* [Source data]:
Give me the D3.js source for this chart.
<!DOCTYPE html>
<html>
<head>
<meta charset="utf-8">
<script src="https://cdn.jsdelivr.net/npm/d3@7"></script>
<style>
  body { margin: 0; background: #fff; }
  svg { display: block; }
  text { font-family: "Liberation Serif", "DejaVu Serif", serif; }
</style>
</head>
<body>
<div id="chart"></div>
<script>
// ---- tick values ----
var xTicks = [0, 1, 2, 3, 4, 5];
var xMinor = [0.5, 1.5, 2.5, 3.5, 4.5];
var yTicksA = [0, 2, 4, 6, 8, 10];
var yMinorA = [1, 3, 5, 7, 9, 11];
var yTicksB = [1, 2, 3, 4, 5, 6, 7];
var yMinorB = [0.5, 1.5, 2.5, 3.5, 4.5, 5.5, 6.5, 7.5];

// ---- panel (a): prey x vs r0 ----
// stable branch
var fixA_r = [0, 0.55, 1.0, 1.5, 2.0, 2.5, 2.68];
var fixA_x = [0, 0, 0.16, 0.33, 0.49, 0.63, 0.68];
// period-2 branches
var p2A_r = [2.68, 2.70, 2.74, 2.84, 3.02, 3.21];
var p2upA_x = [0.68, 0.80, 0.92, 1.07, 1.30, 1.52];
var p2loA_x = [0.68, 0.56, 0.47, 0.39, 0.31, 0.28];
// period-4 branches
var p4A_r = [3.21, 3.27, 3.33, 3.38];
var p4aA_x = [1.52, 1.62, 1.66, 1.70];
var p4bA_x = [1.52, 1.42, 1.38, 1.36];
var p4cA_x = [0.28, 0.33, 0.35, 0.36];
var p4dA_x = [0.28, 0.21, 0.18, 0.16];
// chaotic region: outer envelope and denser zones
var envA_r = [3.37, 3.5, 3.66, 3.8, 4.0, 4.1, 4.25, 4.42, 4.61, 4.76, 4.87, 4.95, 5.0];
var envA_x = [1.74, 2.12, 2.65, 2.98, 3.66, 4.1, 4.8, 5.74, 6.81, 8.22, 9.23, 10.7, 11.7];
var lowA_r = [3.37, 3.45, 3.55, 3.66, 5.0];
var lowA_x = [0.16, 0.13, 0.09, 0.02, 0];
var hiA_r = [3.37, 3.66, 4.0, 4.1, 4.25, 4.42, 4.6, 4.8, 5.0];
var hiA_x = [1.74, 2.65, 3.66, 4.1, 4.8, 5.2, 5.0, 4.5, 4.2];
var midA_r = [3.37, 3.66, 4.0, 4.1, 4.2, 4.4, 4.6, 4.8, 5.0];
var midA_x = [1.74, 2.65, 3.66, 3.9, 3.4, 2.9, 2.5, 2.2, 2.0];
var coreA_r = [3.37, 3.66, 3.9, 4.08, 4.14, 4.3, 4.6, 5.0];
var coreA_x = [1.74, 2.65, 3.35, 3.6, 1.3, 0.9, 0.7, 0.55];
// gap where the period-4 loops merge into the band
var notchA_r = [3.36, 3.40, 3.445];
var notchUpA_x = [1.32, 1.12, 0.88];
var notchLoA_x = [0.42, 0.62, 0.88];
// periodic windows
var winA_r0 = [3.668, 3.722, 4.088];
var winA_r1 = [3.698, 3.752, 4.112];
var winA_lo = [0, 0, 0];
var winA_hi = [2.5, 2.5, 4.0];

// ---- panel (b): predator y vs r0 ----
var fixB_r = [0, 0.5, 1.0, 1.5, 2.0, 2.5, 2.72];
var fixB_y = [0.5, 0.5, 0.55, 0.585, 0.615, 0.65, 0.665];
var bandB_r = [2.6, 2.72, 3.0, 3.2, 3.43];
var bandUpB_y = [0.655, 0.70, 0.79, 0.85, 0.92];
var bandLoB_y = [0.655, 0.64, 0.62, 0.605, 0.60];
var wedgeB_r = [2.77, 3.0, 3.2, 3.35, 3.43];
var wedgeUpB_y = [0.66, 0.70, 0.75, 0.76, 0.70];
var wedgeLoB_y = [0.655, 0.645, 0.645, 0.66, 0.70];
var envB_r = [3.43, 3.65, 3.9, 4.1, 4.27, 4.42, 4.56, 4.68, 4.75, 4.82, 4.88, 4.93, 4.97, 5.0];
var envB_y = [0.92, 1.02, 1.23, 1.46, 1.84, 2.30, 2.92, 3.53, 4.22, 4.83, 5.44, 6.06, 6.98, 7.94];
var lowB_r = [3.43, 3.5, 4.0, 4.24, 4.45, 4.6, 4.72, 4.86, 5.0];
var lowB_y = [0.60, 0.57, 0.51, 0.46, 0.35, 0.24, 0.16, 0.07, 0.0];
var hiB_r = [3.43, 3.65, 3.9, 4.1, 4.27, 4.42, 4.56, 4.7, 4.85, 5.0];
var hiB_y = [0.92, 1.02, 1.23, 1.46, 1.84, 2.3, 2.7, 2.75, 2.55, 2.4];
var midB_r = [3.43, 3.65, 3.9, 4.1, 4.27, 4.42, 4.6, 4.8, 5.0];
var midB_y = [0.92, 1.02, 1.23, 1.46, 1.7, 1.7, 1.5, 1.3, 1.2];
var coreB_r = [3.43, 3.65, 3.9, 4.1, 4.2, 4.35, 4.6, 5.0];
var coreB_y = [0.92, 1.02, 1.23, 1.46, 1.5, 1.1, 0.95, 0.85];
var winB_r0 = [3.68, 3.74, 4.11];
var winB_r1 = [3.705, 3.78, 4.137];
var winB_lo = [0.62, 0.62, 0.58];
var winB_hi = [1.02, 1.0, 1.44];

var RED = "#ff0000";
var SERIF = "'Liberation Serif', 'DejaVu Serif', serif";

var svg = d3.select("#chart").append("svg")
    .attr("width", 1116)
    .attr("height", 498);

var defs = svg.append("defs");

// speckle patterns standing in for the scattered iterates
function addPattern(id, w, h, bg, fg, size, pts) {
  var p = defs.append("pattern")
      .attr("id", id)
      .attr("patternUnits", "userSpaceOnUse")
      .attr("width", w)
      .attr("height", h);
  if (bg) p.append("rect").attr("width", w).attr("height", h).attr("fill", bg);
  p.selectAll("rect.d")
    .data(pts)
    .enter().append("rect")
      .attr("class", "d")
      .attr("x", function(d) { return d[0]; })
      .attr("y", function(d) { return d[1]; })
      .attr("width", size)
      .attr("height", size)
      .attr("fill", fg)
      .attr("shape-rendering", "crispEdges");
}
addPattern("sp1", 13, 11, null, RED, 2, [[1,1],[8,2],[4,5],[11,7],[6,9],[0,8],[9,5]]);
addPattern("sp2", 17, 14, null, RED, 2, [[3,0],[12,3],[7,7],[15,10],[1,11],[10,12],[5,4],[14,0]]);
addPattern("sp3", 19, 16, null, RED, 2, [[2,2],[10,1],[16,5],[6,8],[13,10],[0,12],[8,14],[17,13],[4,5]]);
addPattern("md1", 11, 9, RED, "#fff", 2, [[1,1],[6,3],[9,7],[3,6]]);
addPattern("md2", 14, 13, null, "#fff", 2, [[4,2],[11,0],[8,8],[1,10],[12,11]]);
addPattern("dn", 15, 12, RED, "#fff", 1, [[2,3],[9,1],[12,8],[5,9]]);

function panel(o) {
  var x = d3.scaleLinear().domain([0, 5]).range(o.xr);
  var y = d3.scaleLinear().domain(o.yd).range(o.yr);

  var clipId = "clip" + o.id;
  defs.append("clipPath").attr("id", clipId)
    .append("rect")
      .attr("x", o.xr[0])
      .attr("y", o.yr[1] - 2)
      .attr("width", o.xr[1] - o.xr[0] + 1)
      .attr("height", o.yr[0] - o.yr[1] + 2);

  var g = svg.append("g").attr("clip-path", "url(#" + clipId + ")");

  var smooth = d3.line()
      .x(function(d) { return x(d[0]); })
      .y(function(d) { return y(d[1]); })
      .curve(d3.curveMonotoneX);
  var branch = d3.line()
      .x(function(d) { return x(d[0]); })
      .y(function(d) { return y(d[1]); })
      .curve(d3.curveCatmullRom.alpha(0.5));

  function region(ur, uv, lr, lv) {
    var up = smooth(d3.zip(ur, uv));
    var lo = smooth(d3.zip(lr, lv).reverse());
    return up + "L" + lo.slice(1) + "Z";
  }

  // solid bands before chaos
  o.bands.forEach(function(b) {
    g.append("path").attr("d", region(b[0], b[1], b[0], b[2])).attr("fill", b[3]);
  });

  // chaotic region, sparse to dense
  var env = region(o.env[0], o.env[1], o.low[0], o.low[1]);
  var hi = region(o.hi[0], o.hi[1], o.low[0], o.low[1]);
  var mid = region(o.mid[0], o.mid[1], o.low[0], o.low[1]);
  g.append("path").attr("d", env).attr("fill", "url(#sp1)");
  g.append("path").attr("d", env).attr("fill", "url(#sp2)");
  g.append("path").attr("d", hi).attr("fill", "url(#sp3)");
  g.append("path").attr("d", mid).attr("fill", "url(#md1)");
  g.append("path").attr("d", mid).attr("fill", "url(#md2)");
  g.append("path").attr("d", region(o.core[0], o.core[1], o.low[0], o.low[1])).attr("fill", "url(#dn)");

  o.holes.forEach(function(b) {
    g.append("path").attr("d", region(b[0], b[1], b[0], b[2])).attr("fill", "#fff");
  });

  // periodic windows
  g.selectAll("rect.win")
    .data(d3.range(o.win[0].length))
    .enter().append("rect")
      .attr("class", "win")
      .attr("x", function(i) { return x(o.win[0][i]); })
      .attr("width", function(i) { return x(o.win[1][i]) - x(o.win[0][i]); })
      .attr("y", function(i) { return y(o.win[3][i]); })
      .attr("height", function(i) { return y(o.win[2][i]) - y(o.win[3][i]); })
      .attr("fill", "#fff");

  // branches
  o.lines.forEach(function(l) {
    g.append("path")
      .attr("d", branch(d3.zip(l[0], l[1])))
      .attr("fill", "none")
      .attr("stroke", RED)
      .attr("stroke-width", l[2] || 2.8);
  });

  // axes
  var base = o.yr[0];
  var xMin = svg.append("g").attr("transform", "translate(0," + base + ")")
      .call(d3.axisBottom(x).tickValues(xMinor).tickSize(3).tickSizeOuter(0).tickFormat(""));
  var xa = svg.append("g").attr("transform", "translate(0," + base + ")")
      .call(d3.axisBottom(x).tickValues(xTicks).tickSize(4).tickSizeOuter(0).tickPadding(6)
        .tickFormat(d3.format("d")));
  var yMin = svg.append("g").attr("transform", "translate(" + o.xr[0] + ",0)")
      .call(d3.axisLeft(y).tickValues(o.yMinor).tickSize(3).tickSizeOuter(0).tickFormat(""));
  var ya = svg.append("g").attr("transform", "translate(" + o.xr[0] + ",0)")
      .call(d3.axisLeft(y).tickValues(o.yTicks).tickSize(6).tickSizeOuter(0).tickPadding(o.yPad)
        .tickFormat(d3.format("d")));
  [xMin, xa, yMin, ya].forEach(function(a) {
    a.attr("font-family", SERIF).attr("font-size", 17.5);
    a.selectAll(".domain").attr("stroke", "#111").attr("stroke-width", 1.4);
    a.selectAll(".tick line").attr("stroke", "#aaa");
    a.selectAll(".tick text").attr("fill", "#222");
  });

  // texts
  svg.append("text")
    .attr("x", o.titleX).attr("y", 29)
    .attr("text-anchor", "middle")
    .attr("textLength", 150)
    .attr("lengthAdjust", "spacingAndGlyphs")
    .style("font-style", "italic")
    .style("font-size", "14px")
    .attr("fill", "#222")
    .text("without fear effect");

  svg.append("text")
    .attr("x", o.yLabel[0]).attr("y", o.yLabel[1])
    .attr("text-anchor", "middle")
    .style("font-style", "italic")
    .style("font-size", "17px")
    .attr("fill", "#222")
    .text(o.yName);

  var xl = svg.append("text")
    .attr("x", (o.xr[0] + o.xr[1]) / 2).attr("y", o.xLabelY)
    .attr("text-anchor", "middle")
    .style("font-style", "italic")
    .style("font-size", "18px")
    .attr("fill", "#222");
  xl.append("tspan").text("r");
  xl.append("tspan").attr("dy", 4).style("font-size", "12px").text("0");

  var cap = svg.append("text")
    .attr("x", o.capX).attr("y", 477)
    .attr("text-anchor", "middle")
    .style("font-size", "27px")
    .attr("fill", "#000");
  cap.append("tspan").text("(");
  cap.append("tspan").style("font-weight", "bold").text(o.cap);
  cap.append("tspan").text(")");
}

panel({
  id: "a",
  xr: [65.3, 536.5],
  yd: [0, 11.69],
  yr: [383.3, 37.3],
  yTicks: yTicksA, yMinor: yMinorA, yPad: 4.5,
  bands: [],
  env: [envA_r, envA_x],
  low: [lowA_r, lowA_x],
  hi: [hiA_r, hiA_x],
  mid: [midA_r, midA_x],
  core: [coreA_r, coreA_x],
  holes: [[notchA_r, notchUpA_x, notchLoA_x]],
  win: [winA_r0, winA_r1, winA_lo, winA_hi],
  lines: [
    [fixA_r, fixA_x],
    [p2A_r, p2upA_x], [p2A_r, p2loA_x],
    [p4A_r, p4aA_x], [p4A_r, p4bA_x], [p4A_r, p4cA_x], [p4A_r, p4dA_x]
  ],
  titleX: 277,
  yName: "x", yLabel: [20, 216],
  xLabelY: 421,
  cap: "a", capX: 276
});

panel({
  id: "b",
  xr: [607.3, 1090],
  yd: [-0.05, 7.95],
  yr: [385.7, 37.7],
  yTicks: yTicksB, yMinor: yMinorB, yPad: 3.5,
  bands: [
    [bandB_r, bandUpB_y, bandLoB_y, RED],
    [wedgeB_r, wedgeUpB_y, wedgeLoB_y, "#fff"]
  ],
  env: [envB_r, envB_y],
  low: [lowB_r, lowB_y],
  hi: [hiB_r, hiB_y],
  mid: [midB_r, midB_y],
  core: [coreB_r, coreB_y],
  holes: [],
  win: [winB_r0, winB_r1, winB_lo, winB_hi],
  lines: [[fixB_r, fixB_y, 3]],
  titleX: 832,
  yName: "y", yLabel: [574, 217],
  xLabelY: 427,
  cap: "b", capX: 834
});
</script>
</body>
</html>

...

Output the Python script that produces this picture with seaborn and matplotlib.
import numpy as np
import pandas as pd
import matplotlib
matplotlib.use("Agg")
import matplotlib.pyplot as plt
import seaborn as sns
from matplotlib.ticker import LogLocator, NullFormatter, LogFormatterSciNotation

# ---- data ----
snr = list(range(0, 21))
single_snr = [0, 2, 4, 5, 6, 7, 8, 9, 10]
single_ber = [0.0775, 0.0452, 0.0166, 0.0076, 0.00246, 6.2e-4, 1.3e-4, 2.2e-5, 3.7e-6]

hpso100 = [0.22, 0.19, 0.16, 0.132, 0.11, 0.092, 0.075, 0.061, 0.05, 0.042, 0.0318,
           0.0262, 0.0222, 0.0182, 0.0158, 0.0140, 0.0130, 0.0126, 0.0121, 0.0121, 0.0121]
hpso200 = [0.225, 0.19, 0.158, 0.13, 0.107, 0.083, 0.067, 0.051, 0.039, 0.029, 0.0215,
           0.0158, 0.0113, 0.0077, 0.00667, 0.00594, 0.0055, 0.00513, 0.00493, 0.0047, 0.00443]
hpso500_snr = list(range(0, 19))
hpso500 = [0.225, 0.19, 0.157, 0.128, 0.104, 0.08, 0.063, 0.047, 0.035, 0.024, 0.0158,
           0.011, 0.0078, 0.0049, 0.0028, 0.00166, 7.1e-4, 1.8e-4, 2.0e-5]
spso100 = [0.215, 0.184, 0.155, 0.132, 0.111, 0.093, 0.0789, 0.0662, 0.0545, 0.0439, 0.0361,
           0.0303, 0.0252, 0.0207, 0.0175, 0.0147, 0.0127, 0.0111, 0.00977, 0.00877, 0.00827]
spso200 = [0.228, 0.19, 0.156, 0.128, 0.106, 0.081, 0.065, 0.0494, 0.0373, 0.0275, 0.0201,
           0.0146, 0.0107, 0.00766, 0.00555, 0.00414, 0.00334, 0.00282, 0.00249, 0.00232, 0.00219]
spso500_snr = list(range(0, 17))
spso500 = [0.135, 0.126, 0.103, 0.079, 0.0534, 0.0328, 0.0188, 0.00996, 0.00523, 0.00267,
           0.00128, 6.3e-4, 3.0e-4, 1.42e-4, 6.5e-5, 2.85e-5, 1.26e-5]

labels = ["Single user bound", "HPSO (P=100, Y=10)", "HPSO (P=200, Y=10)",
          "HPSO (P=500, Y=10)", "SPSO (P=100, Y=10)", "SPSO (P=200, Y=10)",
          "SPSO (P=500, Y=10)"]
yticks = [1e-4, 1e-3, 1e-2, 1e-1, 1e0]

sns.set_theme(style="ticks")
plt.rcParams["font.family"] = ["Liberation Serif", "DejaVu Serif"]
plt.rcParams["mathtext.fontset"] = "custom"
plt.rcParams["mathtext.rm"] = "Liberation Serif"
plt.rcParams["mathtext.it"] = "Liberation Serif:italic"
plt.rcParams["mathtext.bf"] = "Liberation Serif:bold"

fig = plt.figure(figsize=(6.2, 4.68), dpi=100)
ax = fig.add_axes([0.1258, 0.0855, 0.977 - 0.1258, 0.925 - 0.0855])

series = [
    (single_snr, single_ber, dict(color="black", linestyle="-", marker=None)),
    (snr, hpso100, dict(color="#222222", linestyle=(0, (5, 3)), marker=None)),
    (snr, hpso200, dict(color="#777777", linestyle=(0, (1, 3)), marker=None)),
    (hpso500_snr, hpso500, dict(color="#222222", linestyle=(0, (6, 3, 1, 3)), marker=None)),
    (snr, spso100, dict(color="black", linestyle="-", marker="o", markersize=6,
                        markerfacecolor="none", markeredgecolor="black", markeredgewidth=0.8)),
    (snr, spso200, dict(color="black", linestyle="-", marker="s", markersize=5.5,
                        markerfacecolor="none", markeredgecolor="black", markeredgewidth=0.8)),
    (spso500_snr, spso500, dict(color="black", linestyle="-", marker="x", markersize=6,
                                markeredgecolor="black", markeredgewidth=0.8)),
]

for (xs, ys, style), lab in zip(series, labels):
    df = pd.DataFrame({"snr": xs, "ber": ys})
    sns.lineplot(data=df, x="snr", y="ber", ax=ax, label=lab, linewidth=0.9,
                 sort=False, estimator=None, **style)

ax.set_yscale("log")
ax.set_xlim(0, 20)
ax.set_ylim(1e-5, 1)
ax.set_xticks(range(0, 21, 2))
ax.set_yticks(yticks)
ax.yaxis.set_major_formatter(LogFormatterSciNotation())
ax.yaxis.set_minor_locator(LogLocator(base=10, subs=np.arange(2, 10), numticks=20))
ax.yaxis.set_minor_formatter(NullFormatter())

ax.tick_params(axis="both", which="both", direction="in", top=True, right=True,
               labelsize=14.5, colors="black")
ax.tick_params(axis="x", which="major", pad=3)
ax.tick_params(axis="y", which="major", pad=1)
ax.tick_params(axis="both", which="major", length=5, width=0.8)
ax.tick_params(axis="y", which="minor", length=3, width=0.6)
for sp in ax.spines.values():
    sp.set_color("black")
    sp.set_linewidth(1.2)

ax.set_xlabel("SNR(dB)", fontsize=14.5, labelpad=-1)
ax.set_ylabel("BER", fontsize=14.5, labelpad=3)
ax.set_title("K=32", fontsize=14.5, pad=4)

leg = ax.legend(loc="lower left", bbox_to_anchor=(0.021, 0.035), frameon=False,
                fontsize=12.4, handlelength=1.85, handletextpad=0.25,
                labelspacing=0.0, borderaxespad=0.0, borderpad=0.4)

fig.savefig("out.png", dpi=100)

* [PROBLEM REQUIREMENTS]: Among the entries above, identify all lines with "this" and copy them.

* [EXERCISE RESULT]:
Give me the D3.js source for this chart.
Output the Python script that produces this picture with seaborn and matplotlib.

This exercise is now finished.